Проклиная П., нашел сухое местечко под вязом и прочел статью прямо на площади. Какое бесстыдство – не отзыв, а любовное письмо. Ваш язык “в высшей степени пленителен”? “Читатель ощущает теплое дыхание Филомены на своих устах”? Боже мой! Без подписи, что не редкость, хотя в этом случае критику следует бояться возмездия не автора, а его жены.
Разумеется, никакие дифирамбы не доставят мне столько радости, сколько один вид наших имен, напечатанных вместе. “Путешествие мистера Нэша по Европе с художником Уильямом Генри Тилом, подарившее нам не только «Странствия» первого, но и грандиозные полотна последнего с Везувием на закате”. Как часто я жалею, что пришлось возвратиться домой раньше срока из-за болезни отца. Зато наше плавание – те первые недели вдоль побережья Италии – я не забуду никогда.

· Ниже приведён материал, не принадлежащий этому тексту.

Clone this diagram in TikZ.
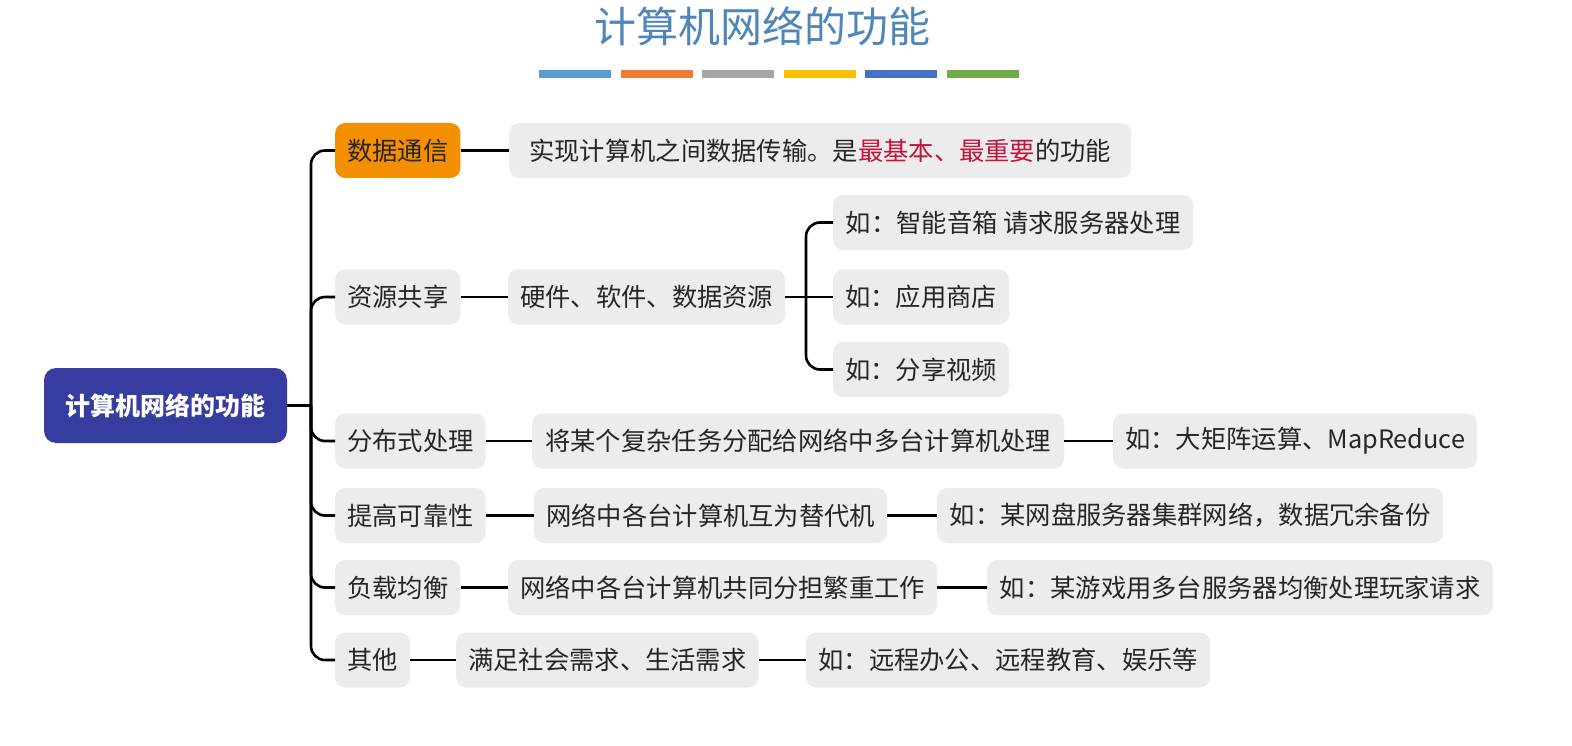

Кэтрин пишет, что приедет во вторую неделю июня, как и было условлено. Признаюсь, я буду скучать по холостяцким денькам со стрекозами, но, если медлить и дальше, дети забудут, кто я такой. К. не терпится принимать: спрашивает, не хочу ли я, если дом будет доделан, пригласить вас с Кларой погостить у нас этим летом? Пришлось дважды перечесть мой ответ – не хотелось, чтобы он звучал уж слишком восторженно. Кажется, ее Вы тоже околдовали. Вы знаете, что большинство моих друзей-художников она находит утомительными – “немытые мужчины с этюдниками”, – но стоит мне заговорить о Вас, и она выдает себя трепетом ресниц. Она прочла Вашу “Дидону” в четырнадцать, когда чтение романов если не запрещалось, то, по крайней мере, порицалось. Говорит, эта книга сделала с ней все, чего так боялась ее мать, – показала, что женщина может сама искать любви, а не только быть предметом ухаживаний. То есть облекла желание в слова. Я бы, разумеется, позвал Вас раньше, но К. будет скандализирована, узнав, что великий Эразм Нэш ел не из лучшего ее серебра. Впрочем, дом почти готов, так что ожидайте приглашения. Она пообещает Вам красиво убранную комнату с блестящими комфортами. Я же не обещаю ничего, кроме выпи, зеленого лука, сморчков – во всей июньской свежести.